*INSTRUCTIONS FOR THE TASK:* Retype only what runs from the beginning of the data through the line with "(j1) |- (\c.west);"; please omit the pictures and keep every line exact.

### RECORDED DATA

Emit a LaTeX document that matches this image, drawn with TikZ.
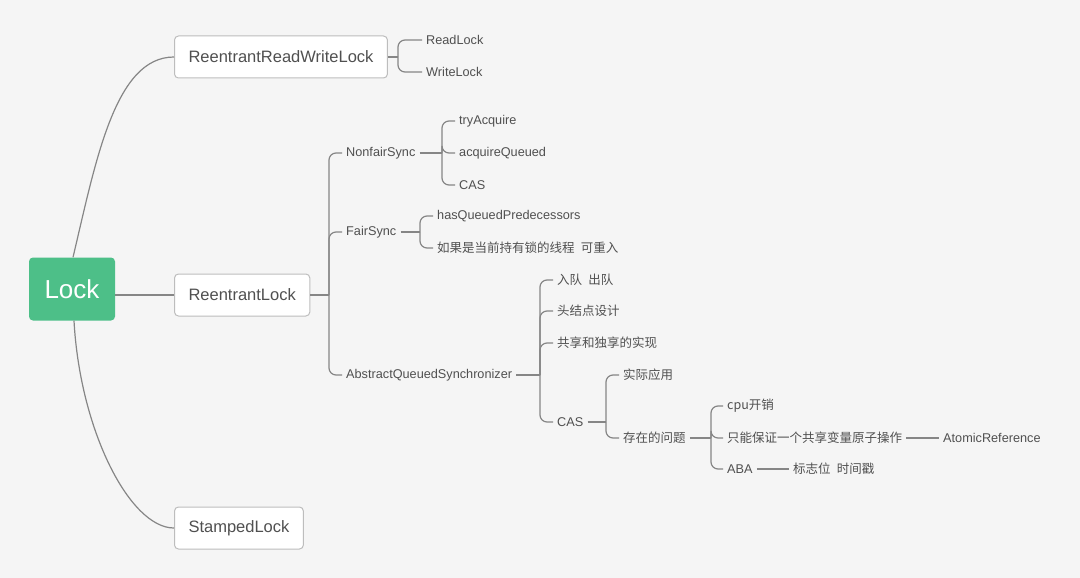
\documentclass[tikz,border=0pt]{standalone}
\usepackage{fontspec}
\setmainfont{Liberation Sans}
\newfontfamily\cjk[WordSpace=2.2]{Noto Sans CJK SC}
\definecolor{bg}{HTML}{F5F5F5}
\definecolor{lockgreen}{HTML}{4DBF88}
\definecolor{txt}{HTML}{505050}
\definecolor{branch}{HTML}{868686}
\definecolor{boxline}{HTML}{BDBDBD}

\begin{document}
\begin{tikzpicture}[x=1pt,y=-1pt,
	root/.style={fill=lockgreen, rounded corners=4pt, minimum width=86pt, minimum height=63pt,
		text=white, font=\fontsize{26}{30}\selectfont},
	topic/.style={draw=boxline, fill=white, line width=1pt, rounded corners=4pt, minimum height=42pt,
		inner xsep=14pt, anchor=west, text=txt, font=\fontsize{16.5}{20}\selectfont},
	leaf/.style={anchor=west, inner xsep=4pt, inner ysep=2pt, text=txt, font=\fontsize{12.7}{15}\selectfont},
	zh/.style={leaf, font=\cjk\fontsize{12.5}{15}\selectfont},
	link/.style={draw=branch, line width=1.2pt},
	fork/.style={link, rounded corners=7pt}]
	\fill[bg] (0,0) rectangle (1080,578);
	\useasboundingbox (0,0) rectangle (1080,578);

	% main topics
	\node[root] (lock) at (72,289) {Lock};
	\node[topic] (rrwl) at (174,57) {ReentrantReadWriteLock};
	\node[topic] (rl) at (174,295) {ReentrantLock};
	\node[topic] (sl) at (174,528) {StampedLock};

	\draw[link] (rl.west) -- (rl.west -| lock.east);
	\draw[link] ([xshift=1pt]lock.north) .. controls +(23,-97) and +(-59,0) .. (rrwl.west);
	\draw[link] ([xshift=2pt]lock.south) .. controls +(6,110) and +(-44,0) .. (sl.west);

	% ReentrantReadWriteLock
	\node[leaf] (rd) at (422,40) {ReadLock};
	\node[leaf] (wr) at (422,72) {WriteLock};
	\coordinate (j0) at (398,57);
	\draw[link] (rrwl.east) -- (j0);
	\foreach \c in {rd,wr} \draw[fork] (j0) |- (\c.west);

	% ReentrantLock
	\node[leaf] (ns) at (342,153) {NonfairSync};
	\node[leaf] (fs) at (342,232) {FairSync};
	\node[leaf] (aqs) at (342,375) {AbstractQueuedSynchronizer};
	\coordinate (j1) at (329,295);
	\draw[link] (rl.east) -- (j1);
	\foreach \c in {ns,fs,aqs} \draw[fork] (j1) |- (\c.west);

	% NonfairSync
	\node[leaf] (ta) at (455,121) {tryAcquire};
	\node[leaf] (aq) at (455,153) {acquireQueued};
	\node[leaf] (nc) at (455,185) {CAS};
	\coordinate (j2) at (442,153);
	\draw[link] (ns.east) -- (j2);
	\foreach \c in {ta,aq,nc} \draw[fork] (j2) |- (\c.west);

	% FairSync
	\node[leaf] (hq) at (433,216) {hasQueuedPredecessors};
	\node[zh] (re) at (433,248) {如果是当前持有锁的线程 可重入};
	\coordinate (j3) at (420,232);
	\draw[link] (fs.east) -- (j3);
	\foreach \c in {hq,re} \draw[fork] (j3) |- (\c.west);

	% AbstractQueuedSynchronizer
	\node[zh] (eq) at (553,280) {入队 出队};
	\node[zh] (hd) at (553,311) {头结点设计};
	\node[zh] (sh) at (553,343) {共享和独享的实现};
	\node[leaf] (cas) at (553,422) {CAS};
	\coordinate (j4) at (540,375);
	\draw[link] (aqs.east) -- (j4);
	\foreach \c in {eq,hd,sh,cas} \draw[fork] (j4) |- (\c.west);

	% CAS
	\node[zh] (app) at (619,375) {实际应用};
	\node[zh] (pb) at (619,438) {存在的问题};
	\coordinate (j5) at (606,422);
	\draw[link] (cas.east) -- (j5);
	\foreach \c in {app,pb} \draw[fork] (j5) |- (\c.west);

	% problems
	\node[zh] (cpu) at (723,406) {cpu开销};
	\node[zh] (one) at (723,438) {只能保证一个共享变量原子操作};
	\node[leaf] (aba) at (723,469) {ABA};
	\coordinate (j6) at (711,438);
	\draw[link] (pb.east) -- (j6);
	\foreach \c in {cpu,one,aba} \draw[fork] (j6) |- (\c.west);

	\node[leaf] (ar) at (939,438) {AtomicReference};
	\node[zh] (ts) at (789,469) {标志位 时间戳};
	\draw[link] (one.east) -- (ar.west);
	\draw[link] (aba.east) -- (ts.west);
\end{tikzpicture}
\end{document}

######

*TASK OUTPUT:*
Emit a LaTeX document that matches this image, drawn with TikZ.
\documentclass[tikz,border=0pt]{standalone}
\usepackage{fontspec}
\setmainfont{Liberation Sans}
\newfontfamily\cjk[WordSpace=2.2]{Noto Sans CJK SC}
\definecolor{bg}{HTML}{F5F5F5}
\definecolor{lockgreen}{HTML}{4DBF88}
\definecolor{txt}{HTML}{505050}
\definecolor{branch}{HTML}{868686}
\definecolor{boxline}{HTML}{BDBDBD}

\begin{document}
\begin{tikzpicture}[x=1pt,y=-1pt,
	root/.style={fill=lockgreen, rounded corners=4pt, minimum width=86pt, minimum height=63pt,
		text=white, font=\fontsize{26}{30}\selectfont},
	topic/.style={draw=boxline, fill=white, line width=1pt, rounded corners=4pt, minimum height=42pt,
		inner xsep=14pt, anchor=west, text=txt, font=\fontsize{16.5}{20}\selectfont},
	leaf/.style={anchor=west, inner xsep=4pt, inner ysep=2pt, text=txt, font=\fontsize{12.7}{15}\selectfont},
	zh/.style={leaf, font=\cjk\fontsize{12.5}{15}\selectfont},
	link/.style={draw=branch, line width=1.2pt},
	fork/.style={link, rounded corners=7pt}]
	\fill[bg] (0,0) rectangle (1080,578);
	\useasboundingbox (0,0) rectangle (1080,578);

	% main topics
	\node[root] (lock) at (72,289) {Lock};
	\node[topic] (rrwl) at (174,57) {ReentrantReadWriteLock};
	\node[topic] (rl) at (174,295) {ReentrantLock};
	\node[topic] (sl) at (174,528) {StampedLock};

	\draw[link] (rl.west) -- (rl.west -| lock.east);
	\draw[link] ([xshift=1pt]lock.north) .. controls +(23,-97) and +(-59,0) .. (rrwl.west);
	\draw[link] ([xshift=2pt]lock.south) .. controls +(6,110) and +(-44,0) .. (sl.west);

	% ReentrantReadWriteLock
	\node[leaf] (rd) at (422,40) {ReadLock};
	\node[leaf] (wr) at (422,72) {WriteLock};
	\coordinate (j0) at (398,57);
	\draw[link] (rrwl.east) -- (j0);
	\foreach \c in {rd,wr} \draw[fork] (j0) |- (\c.west);

	% ReentrantLock
	\node[leaf] (ns) at (342,153) {NonfairSync};
	\node[leaf] (fs) at (342,232) {FairSync};
	\node[leaf] (aqs) at (342,375) {AbstractQueuedSynchronizer};
	\coordinate (j1) at (329,295);
	\draw[link] (rl.east) -- (j1);
	\foreach \c in {ns,fs,aqs} \draw[fork] (j1) |- (\c.west);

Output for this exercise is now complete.